In researching my book, The Weekend Effect, I talked to many people who protect their weekends and use them wisely. What I found surprised me: They weren’t just chilling. They had learned that a good weekend isn’t about turning off the brain and checking out. Instead, it’s about corralling that precious free time for meaningful pursuits—the harder the quest, the more rewarding the bounty.
So here are the components of A Really Good Weekend that will help you achieve a deeper level of contentment come Monday.
First, you need to socialize. Religion used to prop up the weekend, and partaking in its practices ensured reliable congregation at least once a week. With the increasing secularization of society, we need to make an effort to fill that hole. Social isolation is on the rise, with the percentage of Americans who define themselves as lonely doubling from 20% to 40% since the 1980s. In addition to helping those looming lonely feelings, socializing strengthens the immune system and boosts mental health, reducing depression. Passive, solo leisure activities like tending to social feeds and playing video games reinforce absence in lives already starved for presence. Digital networks are not the same as human networks, and they won’t provide the same benefits of community. (Facebook really does make you feel lonely.) So if you must binge watch, invite a friend over.

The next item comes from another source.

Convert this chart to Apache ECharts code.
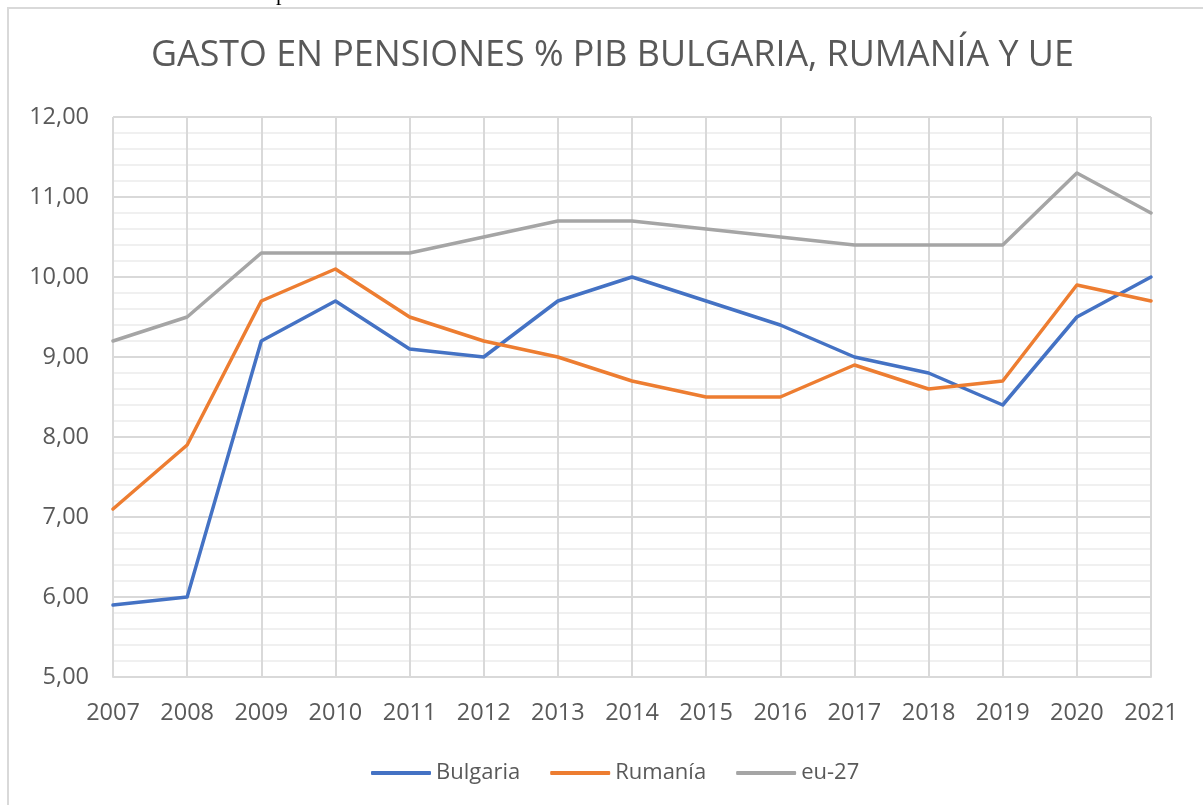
<!DOCTYPE html>
<html>
<head>
    <meta charset="utf-8">
    <title>Gasto en pensiones</title>
    <script src="https://cdn.jsdelivr.net/npm/echarts@6/dist/echarts.min.js"></script>
    <style>
        html, body { margin: 0; padding: 0; background: #fff; }
        #main { width: 1203px; height: 805px; }
    </style>
</head>
<body>
<div id="main"></div>
<script type="text/javascript">
    // datos
    var years = ['2007', '2008', '2009', '2010', '2011', '2012', '2013', '2014', '2015', '2016', '2017', '2018', '2019', '2020', '2021'];
    var bulgaria = [5.9, 6.0, 9.2, 9.7, 9.1, 9.0, 9.7, 10.0, 9.7, 9.4, 9.0, 8.8, 8.4, 9.5, 10.0];
    var rumania = [7.1, 7.9, 9.7, 10.1, 9.5, 9.2, 9.0, 8.7, 8.5, 8.5, 8.9, 8.6, 8.7, 9.9, 9.7];
    var eu27 = [9.2, 9.5, 10.3, 10.3, 10.3, 10.5, 10.7, 10.7, 10.6, 10.5, 10.4, 10.4, 10.4, 11.3, 10.8];
    var seriesNames = ['Bulgaria', 'Rumanía', 'eu-27'];
    var colors = ['#4472C4', '#ED7D31', '#A5A5A5'];

    var font = '"Open Sans", sans-serif';
    var txt = '#595959';

    var myChart = echarts.init(document.getElementById('main'));

    function serie(name, data, color) {
        return {
            name: name,
            type: 'line',
            data: data,
            symbol: 'none',
            smooth: false,
            lineStyle: { width: 3.5, color: color, cap: 'round', join: 'round' },
            itemStyle: { color: color }
        };
    }

    var option = {
        animation: false,
        backgroundColor: '#fff',
        title: {
            text: 'GASTO EN PENSIONES % PIB BULGARIA, RUMANÍA Y UE',
            left: 146,
            top: 33,
            textStyle: { fontFamily: font, fontSize: 35.8, fontWeight: 'normal', color: txt }
        },
        legend: {
            data: seriesNames,
            top: 757,
            left: 366,
            itemWidth: 60,
            itemHeight: 4,
            itemGap: 30,
            icon: 'roundRect',
            textStyle: { fontFamily: font, fontSize: 22, color: txt }
        },
        grid: { left: 113, right: 52, top: 117, bottom: 128 },
        xAxis: {
            type: 'category',
            data: years,
            boundaryGap: false,
            axisLine: { lineStyle: { color: '#d9d9d9', width: 2 } },
            axisTick: { show: false },
            axisLabel: { fontFamily: font, fontSize: 23.5, color: txt, margin: 24 },
            splitLine: { show: true, lineStyle: { color: '#d9d9d9', width: 2 } }
        },
        yAxis: {
            type: 'value',
            min: 5,
            max: 12,
            interval: 1,
            axisLine: { show: false },
            axisTick: { show: false },
            axisLabel: {
                fontFamily: font, fontSize: 23.5, color: txt, margin: 24,
                formatter: function (v) { return v.toFixed(2).replace('.', ','); }
            },
            splitLine: { lineStyle: { color: '#d9d9d9', width: 2 } },
            minorTick: { show: false, splitNumber: 5 },
            minorSplitLine: { show: true, lineStyle: { color: '#f0f0f0', width: 2 } }
        },
        graphic: [
            {
                type: 'rect',
                shape: { x: 8, y: 8, width: 1300, height: 900 },
                style: { fill: 'none', stroke: '#d9d9d9', lineWidth: 2 },
                silent: true
            },
            {
                type: 'text',
                x: 276,
                y: -17,
                style: { text: 'p', fontFamily: '"Liberation Serif", serif', fontSize: 22, fill: '#000' },
                silent: true
            }
        ],
        series: [
            serie(seriesNames[0], bulgaria, colors[0]),
            serie(seriesNames[1], rumania, colors[1]),
            serie(seriesNames[2], eu27, colors[2])
        ]
    };
    myChart.setOption(option);
</script>
</body>
</html>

Or perhaps that socializing can take place around a hobby. I interviewed members of a Portland, Oregon origami club that meets in a library on the weekend every couple of weeks. Two different people described loving the concentration involved in constructing their elaborate creations as hard but exhilarating. Deep engagement unleashes the much-desired “flow” state, which arises from immersion and mastery so intense that time seems to drop away. Research suggests that the prefrontal lobe is inhibited during flow, which may open up the brain to creativity. Hobbies also have been proven to reduce stress and loneliness, and senior citizens with hobbies may be less susceptible to dementia.
Equally nourishing on the weekend is a bout of altruism. Most volunteers have a clear sense of purpose and meaning—the crux of self-actualization. They may also feel like they have more time. A 2010 study published in Psychological Studies found that spending time on others makes people feel highly effective and capable, which has the effect of expanding time. “The same duration of time is perceived as long when more has been accomplished—when it is fuller,” wrote the researchers.
Finally, it’s okay to temper the do-gooding with one more component of a beneficial weekend: play. By definition, play is fluid and has no known outcome or necessary beginning and end. We’re very good at turning leisure into labor, as per the phrase “working out” and the fitness tracker industry, which quantifies and gamifies our every move. But true play doesn’t try to tame time. Stuart Brown, leader of the National Institute for Play, advocates expanding your idea of play beyond the pick-up basketball game to include flirting, reading out loud to someone, daydreaming, and other purposeless and pleasurable moments. A life lacking in play is actually dangerous: One study found that an absence of play in childhood was a shared trait among a population of murderers.
Of course, most eudaimonic activities will include a hedonic component, and serious and casual leisure do overlap. A barbershop quartet is fun for someone. But remember that a truly good, work-free weekend might, in fact, take a little work—and you’ll reap the benefits on Monday.